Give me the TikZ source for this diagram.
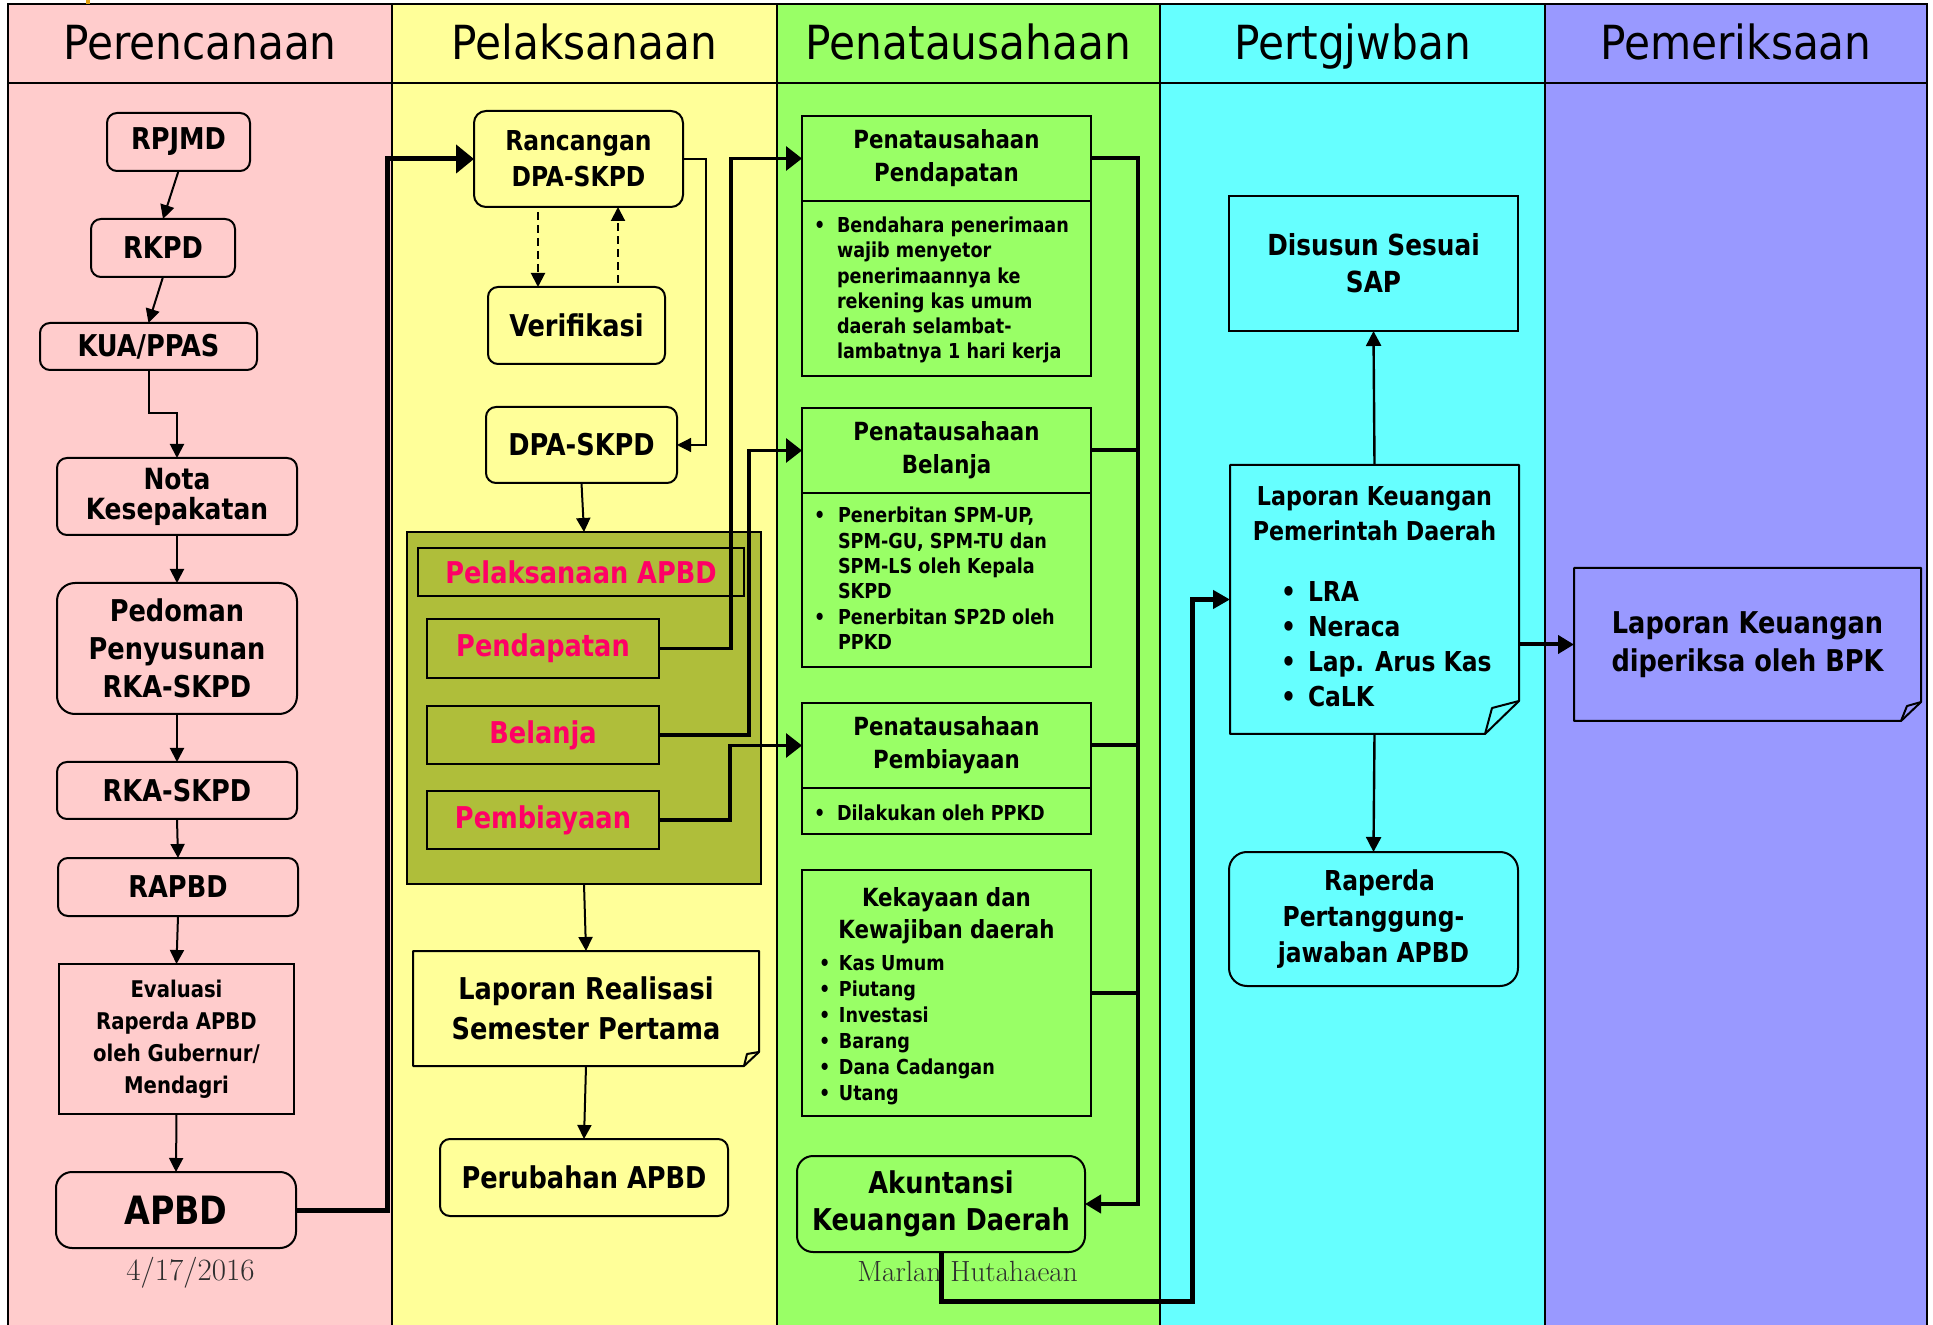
\documentclass[tikz,border=0pt]{standalone}
\usepackage{fontspec}
\newfontfamily\dv[FakeStretch=0.95]{DejaVu Sans Condensed}
\newfontfamily\dvh{DejaVu Sans Condensed}
\newfontfamily\gar{Latin Modern Roman}
\usetikzlibrary{arrows.meta,calc}

\definecolor{laneA}{HTML}{FFCCCC}
\definecolor{laneB}{HTML}{FFFF99}
\definecolor{laneC}{HTML}{99FF66}
\definecolor{laneD}{HTML}{66FFFF}
\definecolor{laneE}{HTML}{9999FF}
\definecolor{olivegrp}{RGB}{175,190,58}
\definecolor{hotpink}{HTML}{FF0066}
\definecolor{footgrey}{HTML}{2E2E2E}
\definecolor{tickorange}{HTML}{E0A010}

% bold sans at a given size / baseline skip
\newcommand\bfz[2]{\dv\bfseries\fontsize{#1}{#2}\selectfont}
% bullet and hanging indent for bullet lists
\newcommand\bult[1]{\makebox[#1][l]{•}}
\newcommand\indt[1]{\hspace*{#1}}

% box from corner (x1,y1) to (x2,y2), in pixel units
\newcommand\placebox[7]{%
  \pgfmathsetmacro\pbX{(#3+#5)/2}%
  \pgfmathsetmacro\pbY{(#4+#6)/2}%
  \pgfmathsetmacro\pbW{(#5-#3)*0.5}%
  \pgfmathsetmacro\pbH{(#6-#4)*0.5}%
  \node[#1, minimum width=\pbW pt, minimum height=\pbH pt] (#2) at (\pbX,\pbY) {#7};}

% document outline with a folded bottom-right corner
\newcommand\docshape[9]{%
  \filldraw[fill=#9, line width=1pt, line join=round]
    (#1,#2) -- (#3,#2) -- (#3,#4-#6) -- (#3-#5,#4) -- (#1,#4) -- cycle;
  \draw[line width=1pt, line join=round] (#3,#4-#6) -- (#3-#7,#4-#8) -- (#3-#5,#4);}

\tikzset{
  box/.style={draw, line width=1pt, inner sep=0pt, outer sep=0pt, align=center},
  rbox/.style={box, rounded corners=5pt},
  ghost/.style={inner sep=0pt, outer sep=0pt, align=center},
  obox/.style={box, fill=olivegrp, text=hotpink, font=\bfz{15}{15}},
  hdr/.style={anchor=base, inner sep=0pt, font=\dvh\fontsize{23.5}{25}\selectfont},
  txt/.style={inner sep=0pt, outer sep=0pt, align=left},
  ln/.style={line width=1pt, -{Triangle[length=7pt,width=7pt]}},
  hair/.style={line width=0.6pt, -{Triangle[length=7pt,width=7pt]}},
  dsh/.style={line width=1pt, dash pattern=on 4pt off 2.5pt, -{Triangle[length=7pt,width=7pt]}},
  mid/.style={line width=1.6pt, -{Triangle[length=8pt,width=12pt]}},
  busl/.style={line width=2pt},
  big/.style={line width=2.5pt, -{Triangle[length=9pt,width=14pt]}},
  bigb/.style={line width=2.5pt, -{Triangle[length=8.5pt,width=9pt]}},
  lnsm/.style={line width=1.2pt, -{Triangle[length=7.5pt,width=7.5pt]}},
}

\begin{document}
\begin{tikzpicture}[x=0.5pt, y=-0.5pt]
\fill[white] (0,0) rectangle (1933,1325);
\useasboundingbox (0,0) rectangle (1933,1325);

% swimlanes
\fill[laneA] (8,4) rectangle (392,1325);
\fill[laneB] (392,4) rectangle (777,1325);
\fill[laneC] (777,4) rectangle (1160,1325);
\fill[laneD] (1160,4) rectangle (1545,1325);
\fill[laneE] (1545,4) rectangle (1927,1325);
\draw[line width=1pt] (8,1325) -- (8,4) -- (1927,4) -- (1927,1325);
\draw[line width=1pt] (8,83) -- (1927,83);
\foreach \lx in {392,777,1160,1545} \draw[line width=1pt] (\lx,4) -- (\lx,1325);
\fill[tickorange] (86,0) rectangle (90,4);

% lane titles
\node[hdr] (hA) at (200,60) {Perencanaan};
\node[hdr] (hB) at (584.5,60) {Pelaksanaan};
\node[hdr] (hC) at (968.5,60) {Penatausahaan};
\node[hdr] (hD) at (1352.5,60) {Pertgjwban};
\node[hdr] (hE) at (1736,60) {Pemeriksaan};

% ---- Perencanaan
\placebox{rbox, font=\bfz{15}{18}}{rpjmd}{107}{113}{250}{171}{RPJMD}
\placebox{rbox, font=\bfz{15}{18}}{rkpd}{91}{219}{235}{277}{RKPD}
\placebox{rbox, font=\bfz{15}{18}}{kua}{40}{323}{257}{370}{KUA/PPAS}
\placebox{rbox, font=\bfz{14.6}{15}}{nota}{57}{458}{297}{535}{Nota\\Kesepakatan}
\placebox{rbox, rounded corners=9pt, font=\bfz{15}{19}}{pedoman}{57}{583}{297}{714}{Pedoman\\Penyusunan\\RKA-SKPD}
\placebox{rbox, font=\bfz{15}{18}}{rka}{57}{762}{297}{819}{RKA-SKPD}
\placebox{rbox, font=\bfz{15}{18}}{rapbd}{58}{858}{298}{916}{RAPBD}
\placebox{box, font=\bfz{11.5}{16}}{eval}{59}{964}{294}{1114}{Evaluasi\\Raperda APBD\\oleh Gubernur/\\Mendagri}
\placebox{rbox, rounded corners=8pt, font=\bfz{19.5}{20}}{apbd}{56}{1172}{296}{1248}{APBD}
\node[anchor=base, inner sep=0pt, text=footgrey, font=\gar\fontsize{15.5}{16}\selectfont] (date) at (190.5,1280) {4/17/2016};

% ---- Pelaksanaan
\placebox{rbox, rounded corners=6pt, font=\bfz{13.7}{18}}{ranc}{474}{111}{683}{207}{Rancangan\\DPA-SKPD}
\placebox{rbox, font=\bfz{15}{18}}{verif}{488}{287}{665}{364}{Verifikasi}
\placebox{rbox, font=\bfz{15}{18}}{dpa}{486}{407}{677}{483}{DPA-SKPD}
\placebox{box, fill=olivegrp, line width=1.2pt}{grp}{407}{532}{761}{884}{}
\placebox{obox}{ptitle}{418}{548}{744}{596}{Pelaksanaan APBD}
\placebox{obox}{pend}{427}{619}{659}{678}{Pendapatan}
\placebox{obox}{bel}{427}{706}{659}{764}{Belanja}
\placebox{obox}{pemb}{427}{791}{659}{849}{Pembiayaan}
\docshape{413}{951}{759}{1066}{15}{14}{12}{12}{laneB}
\placebox{ghost, font=\bfz{15}{20}}{lr}{413}{951}{759}{1066}{Laporan Realisasi\\Semester Pertama}
\placebox{rbox, font=\bfz{15}{18}}{perub}{440}{1139}{728}{1216}{Perubahan APBD}
\coordinate (dl) at (538,0);
\coordinate (dr) at (618,0);

% ---- Penatausahaan
\placebox{box, font=\bfz{12.5}{16.5}}{ppendh}{802}{116}{1091}{201}{Penatausahaan\\Pendapatan}
\placebox{box}{ppendb}{802}{201}{1091}{376}{}
\node[txt, anchor=north west, font=\bfz{10.3}{12.6}] (pendtxt) at (814,217)
  {\bult{11.5pt}Bendahara penerimaan\\\indt{11.5pt}wajib menyetor\\\indt{11.5pt}penerimaannya ke\\\indt{11.5pt}rekening kas umum\\\indt{11.5pt}daerah selambat-\\\indt{11.5pt}lambatnya 1 hari kerja};
\placebox{box, font=\bfz{12.5}{16.5}}{pbelh}{802}{408}{1091}{493}{Penatausahaan\\Belanja}
\placebox{box}{pbelb}{802}{493}{1091}{667}{}
\node[txt, anchor=north west, font=\bfz{10.3}{12.7}] (beltxt) at (814,507)
  {\bult{12pt}Penerbitan SPM-UP,\\\indt{12pt}SPM-GU, SPM-TU dan\\\indt{12pt}SPM-LS oleh Kepala\\\indt{12pt}SKPD\\\bult{12pt}Penerbitan SP2D oleh\\\indt{12pt}PPKD};
\placebox{box, font=\bfz{12.5}{16.5}}{ppembh}{802}{703}{1091}{788}{Penatausahaan\\Pembiayaan}
\placebox{box}{ppembb}{802}{788}{1091}{834}{}
\node[txt, anchor=north west, font=\bfz{10.3}{12.7}] (pembtxt) at (814,805)
  {\bult{11.5pt}Dilakukan oleh PPKD};
\placebox{box}{kek}{802}{870}{1091}{1116}{}
\node[ghost, anchor=north, font=\bfz{12.5}{16}] (kektitle) at (946.5,888)
  {Kekayaan dan\\Kewajiban daerah};
\node[txt, anchor=north west, font=\bfz{10.3}{13}] (kektxt) at (819,955)
  {\bult{10pt}Kas Umum\\\bult{10pt}Piutang\\\bult{10pt}Investasi\\\bult{10pt}Barang\\\bult{10pt}Dana Cadangan\\\bult{10pt}Utang};
\placebox{rbox, rounded corners=8pt, font=\bfz{15}{18.5}}{akun}{797}{1156}{1085}{1252}{Akuntansi\\Keuangan Daerah}
\node[anchor=base, inner sep=0pt, text=footgrey, font=\gar\fontsize{14.6}{16}\selectfont] (author) at (967.5,1281) {Marlan Hutahaean};
\coordinate (bus) at (1138,0);

% ---- Pertanggungjawaban
\placebox{box, font=\bfz{14.5}{18.5}}{sap}{1229}{196}{1518}{331}{Disusun Sesuai\\SAP}
\docshape{1230}{465}{1519}{734}{34}{33}{27}{26}{laneD}
\placebox{ghost}{lk}{1230}{465}{1519}{734}{}
\node[ghost, anchor=north, font=\bfz{13}{17.5}] (lktitle) at (1374.5,487)
  {Laporan Keuangan\\Pemerintah Daerah};
\node[txt, anchor=north west, font=\bfz{13.7}{17.5}] (lktxt) at (1281,582)
  {\bult{13.5pt}LRA\\\bult{13.5pt}Neraca\\\bult{13.5pt}Lap. Arus Kas\\\bult{13.5pt}CaLK};
\placebox{rbox, rounded corners=9pt, font=\bfz{13.7}{18}}{rap}{1229}{852}{1518}{986}{\hspace*{6pt}Raperda\\Pertanggung-\\jawaban APBD}

% ---- Pemeriksaan
\docshape{1574}{568}{1921}{721}{20}{19}{14}{15}{laneE}
\placebox{ghost, font=\bfz{15}{19}}{bpk}{1574}{568}{1921}{721}{Laporan Keuangan\\diperiksa oleh BPK}

% ---- connectors
\draw[ln] (rpjmd.south) -- (rkpd.north);
\draw[ln] (rkpd.south) -- (kua.north);
\draw[ln] (kua.south) -- ++(0,43) -| (nota.north);
\draw[ln] (nota.south) -- (pedoman.north);
\draw[ln] (pedoman.south) -- (rka.north);
\draw[ln] (rka.south) -- (rapbd.north);
\draw[ln] (rapbd.south) -- (eval.north);
\draw[ln] (eval.south) -- (apbd.north);
\draw[big] (apbd.east) -- (387,1210) |- (ranc.west);

\draw[dsh] ($(ranc.south -| dl)+(0,5)$) -- (verif.north -| dl);
\draw[dsh] ($(verif.north -| dr)+(0,-4)$) -- (ranc.south -| dr);
\draw[hair] (ranc.east) -- ++(23,0) |- (dpa.east);
\draw[ln] (dpa.south) -- (grp.north);
\draw[ln] (grp.south) -- (lr.north);
\draw[ln] (lr.south) -- (perub.north);

\draw[mid] (pend.east) -- ++(72,0) |- (ppendh.west);
\draw[mid] (bel.east) -- ++(90,0) |- (pbelh.west);
\draw[mid] (pemb.east) -- ++(71,0) |- (ppembh.west);

\draw[busl, -{Triangle[length=8pt,width=9pt]}] (ppendh.east) -- (ppendh.east -| bus) |- (akun.east);
\draw[busl] (pbelh.east) -- (pbelh.east -| bus);
\draw[busl] (ppembh.east) -- (ppembh.east -| bus);
\draw[busl] (kek.east) -- (kek.east -| bus);

\draw[bigb] (akun.south) |- (1192,1301) |- (lk.west);
\draw[lnsm] (lk.north) -- (sap.south);
\draw[lnsm] (lk.south) -- (rap.north);
\draw[line width=2pt, -{Triangle[length=8pt,width=9pt]}] (lk.east |- bpk.west) -- (bpk.west);
\end{tikzpicture}
\end{document}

◇ ◇ ◇ ◇ ◇

* **Objective**
Each line from the top of the material through the line containing "line join=round] (#3,#4-#6)" should be reproduced exactly; please drop any images.

* **Solved exercise**
Give me the TikZ source for this diagram.
\documentclass[tikz,border=0pt]{standalone}
\usepackage{fontspec}
\newfontfamily\dv[FakeStretch=0.95]{DejaVu Sans Condensed}
\newfontfamily\dvh{DejaVu Sans Condensed}
\newfontfamily\gar{Latin Modern Roman}
\usetikzlibrary{arrows.meta,calc}

\definecolor{laneA}{HTML}{FFCCCC}
\definecolor{laneB}{HTML}{FFFF99}
\definecolor{laneC}{HTML}{99FF66}
\definecolor{laneD}{HTML}{66FFFF}
\definecolor{laneE}{HTML}{9999FF}
\definecolor{olivegrp}{RGB}{175,190,58}
\definecolor{hotpink}{HTML}{FF0066}
\definecolor{footgrey}{HTML}{2E2E2E}
\definecolor{tickorange}{HTML}{E0A010}

% bold sans at a given size / baseline skip
\newcommand\bfz[2]{\dv\bfseries\fontsize{#1}{#2}\selectfont}
% bullet and hanging indent for bullet lists
\newcommand\bult[1]{\makebox[#1][l]{•}}
\newcommand\indt[1]{\hspace*{#1}}

% box from corner (x1,y1) to (x2,y2), in pixel units
\newcommand\placebox[7]{%
  \pgfmathsetmacro\pbX{(#3+#5)/2}%
  \pgfmathsetmacro\pbY{(#4+#6)/2}%
  \pgfmathsetmacro\pbW{(#5-#3)*0.5}%
  \pgfmathsetmacro\pbH{(#6-#4)*0.5}%
  \node[#1, minimum width=\pbW pt, minimum height=\pbH pt] (#2) at (\pbX,\pbY) {#7};}

% document outline with a folded bottom-right corner
\newcommand\docshape[9]{%
  \filldraw[fill=#9, line width=1pt, line join=round]
    (#1,#2) -- (#3,#2) -- (#3,#4-#6) -- (#3-#5,#4) -- (#1,#4) -- cycle;
  \draw[line width=1pt, line join=round] (#3,#4-#6) -- (#3-#7,#4-#8) -- (#3-#5,#4);}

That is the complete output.